# Christian Fantasy Story Idea.



## Rojack79 (Dec 1, 2016)

Hello folks. Well i figured I'd post up one of the more complete story ideas that I have stuck in my head. This story is one that has vexed me for quite some time. The premise is simple. The hero is a paladin of the sacred order went on a quest by God to stop a necromancer from destroying the world. The main story however revolves around the MC's quest to the necromancer but on the way he runs into all kinds of evil to stop. Now the thing is that this world is supposed to be an alternate reality of ours just with magic and monsters thrown in.
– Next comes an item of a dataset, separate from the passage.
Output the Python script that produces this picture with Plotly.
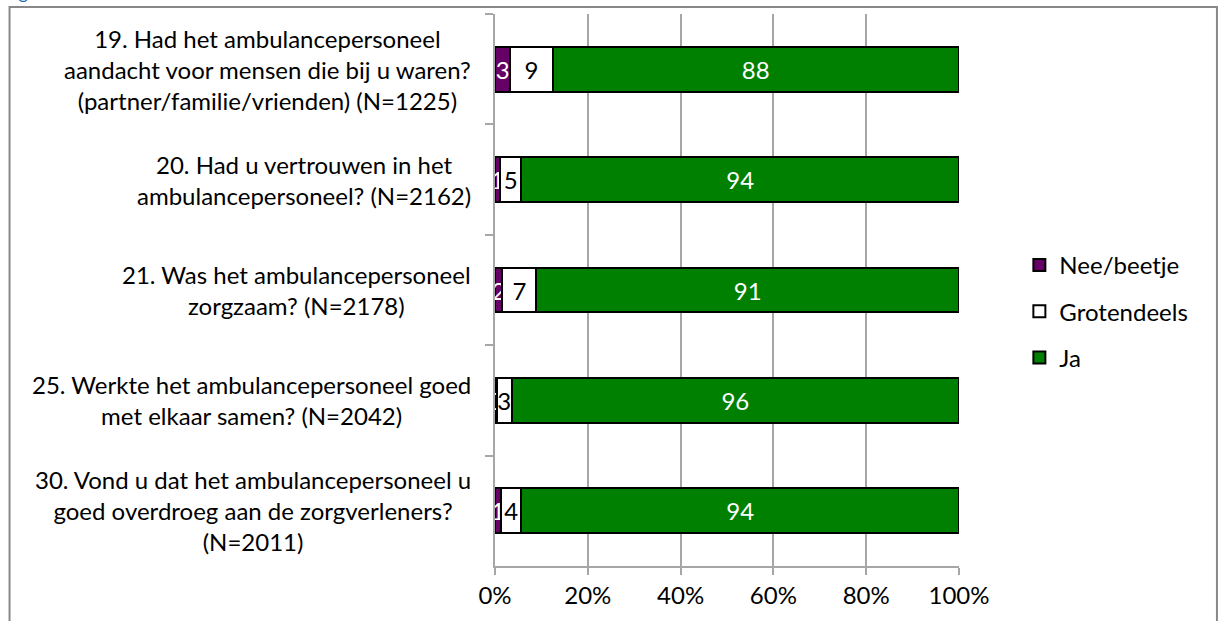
import plotly.graph_objects as go

categories = [
    "19. Had het ambulancepersoneel<br>aandacht voor mensen die bij u waren?<br>(partner/familie/vrienden) (N=1225)",
    "20. Had u vertrouwen in het<br>ambulancepersoneel? (N=2162)",
    "21. Was het ambulancepersoneel<br>zorgzaam? (N=2178)",
    "25. Werkte het ambulancepersoneel goed<br>met elkaar samen? (N=2042)",
    "30. Vond u dat het ambulancepersoneel u<br>goed overdroeg aan de zorgverleners?<br>(N=2011)",
]
keys = ["q19", "q20", "q21", "q25", "q30"]
nee = [3.3, 1.1, 1.6, 0.4, 1.3]
grotendeels = [9.1, 4.6, 7.3, 3.2, 4.4]
ja = [87.6, 94.3, 91.1, 96.4, 94.3]
x_ticks = [0, 20, 40, 60, 80, 100]
x_ticklabels = ["0%", "20%", "40%", "60%", "80%", "100%"]

FONT = "Lato"
FS = 24
series = [
    ("Nee/beetje", nee, "#660066", "white"),
    ("Grotendeels", grotendeels, "#ffffff", "black"),
    ("Ja", ja, "#008000", "white"),
]

fig = go.Figure()
for i, (name, vals, col, tcol) in enumerate(series):
    fig.add_trace(go.Bar(
        y=keys, x=vals, name=name, orientation="h",
        marker=dict(color=col, line=dict(color="black", width=2)),
        texttemplate="%{x:.0f}", textposition="inside", insidetextanchor="middle",
        textangle=0, textfont=dict(color=tcol, size=FS, family=FONT),
        legendgroup=name, cliponaxis=False,
    ))

L, R, T, B = 494.5, 259.5, 14, 52
W, H = 1219, 621
pw, ph = W - L - R, H - T - B

fig.update_layout(
    width=W, height=H, barmode="stack", bargap=0.595,
    margin=dict(l=L, r=R, t=T, b=B),
    paper_bgcolor="white", plot_bgcolor="white",
    font=dict(family=FONT, size=FS, color="black"),
    uniformtext=dict(minsize=FS, mode="show"),
    legend=dict(x=(1020 - L) / pw, xanchor="left", y=(H - B - 313) / ph, yanchor="middle",
                traceorder="grouped", tracegroupgap=12, font=dict(size=FS, family=FONT),
                itemwidth=30),
    showlegend=True,
)
fig.update_xaxes(range=[0, 100], tickvals=x_ticks, ticktext=x_ticklabels,
                 showgrid=True, gridcolor="#a6a6a6", gridwidth=1.5,
                 showline=True, linecolor="#a6a6a6", linewidth=1.5,
                 ticks="outside", ticklen=7, tickcolor="#a6a6a6", tickwidth=1.5,
                 zeroline=False, tickfont=dict(size=FS, family=FONT))
fig.update_yaxes(categoryorder="array", categoryarray=keys, autorange="reversed",
                 showticklabels=False, showline=True, linecolor="#a6a6a6", linewidth=1.5,
                 ticks="outside", ticklen=8, tickcolor="#a6a6a6", tickwidth=1.5,
                 tickson="boundaries", showgrid=False, zeroline=False)

# category labels as centered multi-line annotations, right edge near the axis
for k, lab in zip(keys, categories):
    fig.add_annotation(x=0, xref="paper", y=k, yref="y", text=lab, showarrow=False,
                       xanchor="right", yanchor="middle", align="center", xshift=-22,
                       font=dict(size=FS, family=FONT, color="black"))

# frame
fig.add_shape(type="rect", xref="paper", yref="paper",
              x0=(8 - L) / pw, x1=(1218 - L) / pw,
              y0=(H - B - 640) / ph, y1=(H - B - 7) / ph,
              line=dict(color="#888888", width=2), fillcolor="rgba(0,0,0,0)", layer="below")
fig.add_annotation(x=(0 - L) / pw, xref="paper", y=(H - B - 5) / ph, yref="paper",
                   text="Fig", showarrow=False, xanchor="left", yanchor="bottom",
                   font=dict(size=18, family=FONT, color="#1f5fa8"))
fig.write_html("out.html")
The main religion is monotheistic and there are other branches of religion and magic throughout the world. The real world influence for this story in a mash up of the early crusader years mixed with Spanish inquisition and lump in some new age Christianity into the mix.


----------



## Ptolemy (Dec 1, 2016)

Nobody expects the Spanish Inquisition!

But really, it sounds pretty good as long as you can write it correctly. I know there is the "don't use religious themes" due to the chance you could offend your audience but I think that if you can give us vivid descriptions, good characters, a decent antagonist, it could be a very interesting story.


----------



## Rojack79 (Dec 1, 2016)

Ptolemy said:


> Nobody expects the Spanish Inquisition!.



Is that a reference? Also thanks for the post.


----------



## Ptolemy (Dec 1, 2016)

Rojack79 said:


> Is that a reference? Also thanks for the post.
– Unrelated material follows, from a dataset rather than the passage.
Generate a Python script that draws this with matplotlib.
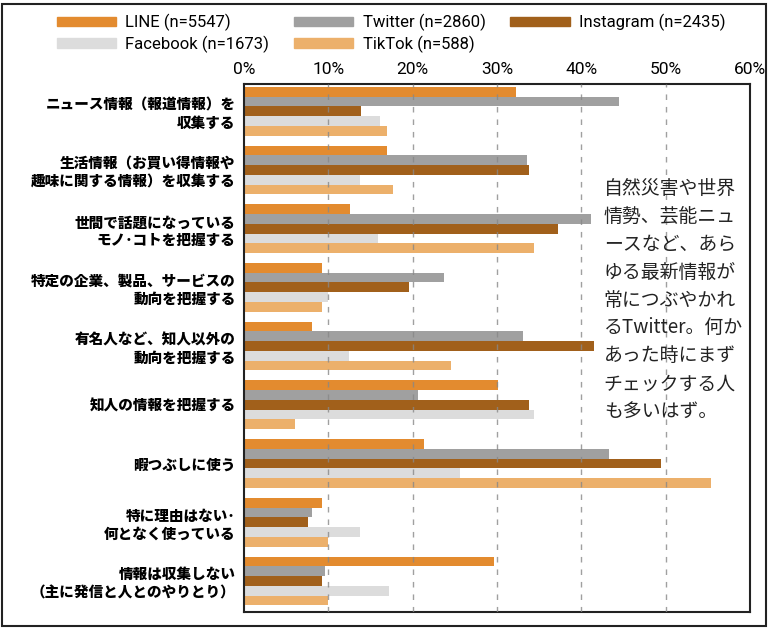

Yea Monty Python, satirical show from the 80's. 
You have have heard of their movies


----------



## The Fantastical (Dec 1, 2016)

Rojack79 said:


> Is that a reference? Also thanks for the post.
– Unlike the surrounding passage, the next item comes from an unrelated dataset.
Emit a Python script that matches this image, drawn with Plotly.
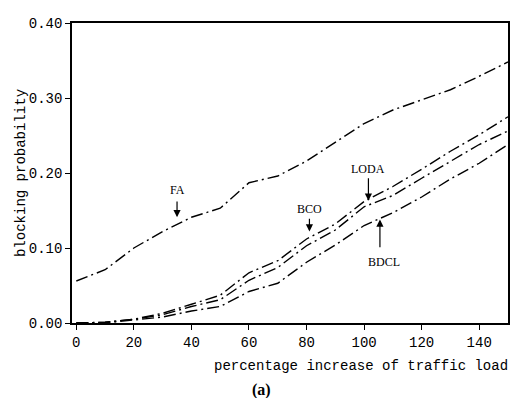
import plotly.graph_objects as go

load_pct = [0, 10, 20, 30, 40, 50, 60, 70, 80, 90, 100, 110, 120, 130, 140, 150]
fa = [0.056, 0.071, 0.100, 0.122, 0.141, 0.153, 0.187, 0.196, 0.216, 0.241, 0.266, 0.284, 0.297, 0.311, 0.329, 0.348]
bco = [0.000, 0.001, 0.005, 0.013, 0.025, 0.037, 0.067, 0.083, 0.112, 0.132, 0.162, 0.182, 0.205, 0.229, 0.251, 0.275]
loda = [0.000, 0.001, 0.005, 0.011, 0.022, 0.031, 0.057, 0.074, 0.103, 0.124, 0.155, 0.170, 0.193, 0.216, 0.238, 0.256]
bdcl = [0.000, 0.000, 0.004, 0.008, 0.016, 0.022, 0.042, 0.053, 0.081, 0.104, 0.130, 0.147, 0.168, 0.192, 0.213, 0.238]

x_ticks = [0, 20, 40, 60, 80, 100, 120, 140]
y_ticks = [0.0, 0.1, 0.2, 0.3, 0.4]
y_tick_text = ["0.00", "0.10", "0.20", "0.30", "0.40"]

# label: (text, label_x, label_y, arrow_x, arrow_tail_y, arrow_head_y)
labels = [
    ("FA", 35, 0.178, 35, 0.164, 0.141),
    ("BCO", 81, 0.152, 81, 0.141, 0.122),
    ("LODA", 101.5, 0.206, 101.5, 0.195, 0.163),
    ("BDCL", 107, 0.082, 105.5, 0.099, 0.138),
]

mono = "Liberation Mono"
serif = "Liberation Serif"
dash = "12px,4px,2px,4px"

fig = go.Figure()
for name, ys in [("FA", fa), ("BCO", bco), ("LODA", loda), ("BDCL", bdcl)]:
    fig.add_trace(go.Scatter(x=load_pct, y=ys, mode="lines", name=name,
                             line=dict(color="black", width=1.4, dash=dash),
                             showlegend=False))

for text, lx, ly, axx, ty, hy in labels:
    fig.add_annotation(x=lx, y=ly, text=text, showarrow=False,
                       font=dict(family=serif, size=12, color="black"),
                       xref="x", yref="y")
    fig.add_annotation(x=axx, y=hy, ax=axx, ay=ty,
                       xref="x", yref="y", axref="x", ayref="y",
                       text="", showarrow=True, arrowhead=2, arrowsize=1.2,
                       arrowwidth=1.2, arrowcolor="black")

fig.add_annotation(text="percentage increase of traffic load", xref="paper", yref="paper",
                   x=1.004, y=-0.143, xanchor="right", yanchor="middle", showarrow=False,
                   font=dict(family=mono, size=14, color="black"))
fig.add_annotation(text="<b>(a)</b>", xref="paper", yref="paper",
                   x=0.434, y=-0.222, xanchor="center", yanchor="middle", showarrow=False,
                   font=dict(family=serif, size=16, color="black"))

fig.update_layout(
    width=510, height=390,
    margin=dict(l=64, r=8, t=8, b=75),
    paper_bgcolor="white", plot_bgcolor="white",
    xaxis=dict(range=[-1.5, 150], tickvals=x_ticks, showgrid=False, zeroline=False,
               showline=True, linecolor="black", linewidth=1.6, mirror=True,
               ticks="outside", ticklen=5, tickcolor="black",
               tickfont=dict(family=mono, size=14, color="black")),
    yaxis=dict(range=[0, 0.4], tickvals=y_ticks, ticktext=y_tick_text, showgrid=False, zeroline=False,
               showline=True, linecolor="black", linewidth=1.6, mirror=True,
               ticks="outside", ticklen=5, tickcolor="black",
               tickfont=dict(family=mono, size=14, color="black"),
               title=dict(text="blocking probability", font=dict(family=mono, size=14, color="black"),
                          standoff=0)),
)

fig.write_html("out.html")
*gasps* You haven't heard of Monty Python?!

From the Life of Brian... a rather relevant movie to the topic 

[video=youtube;yuu9YH7_-T8]https://www.youtube.com/watch?v=yuu9YH7_-T8[/video]


----------



## Winston (Dec 1, 2016)

I don't want to hijack Rojack's thread, but I can't help it!

[video=youtube_share;5ZegQYgygdw]https://youtu.be/5ZegQYgygdw[/video]

Mel Brooks = Genius


----------



## Rojack79 (Dec 2, 2016)

I have heard of them. I've just never seen one all the way through. As for Mel Brooks yes I've heard of and seen a few on his movies. Thanks for the laughs guys.


----------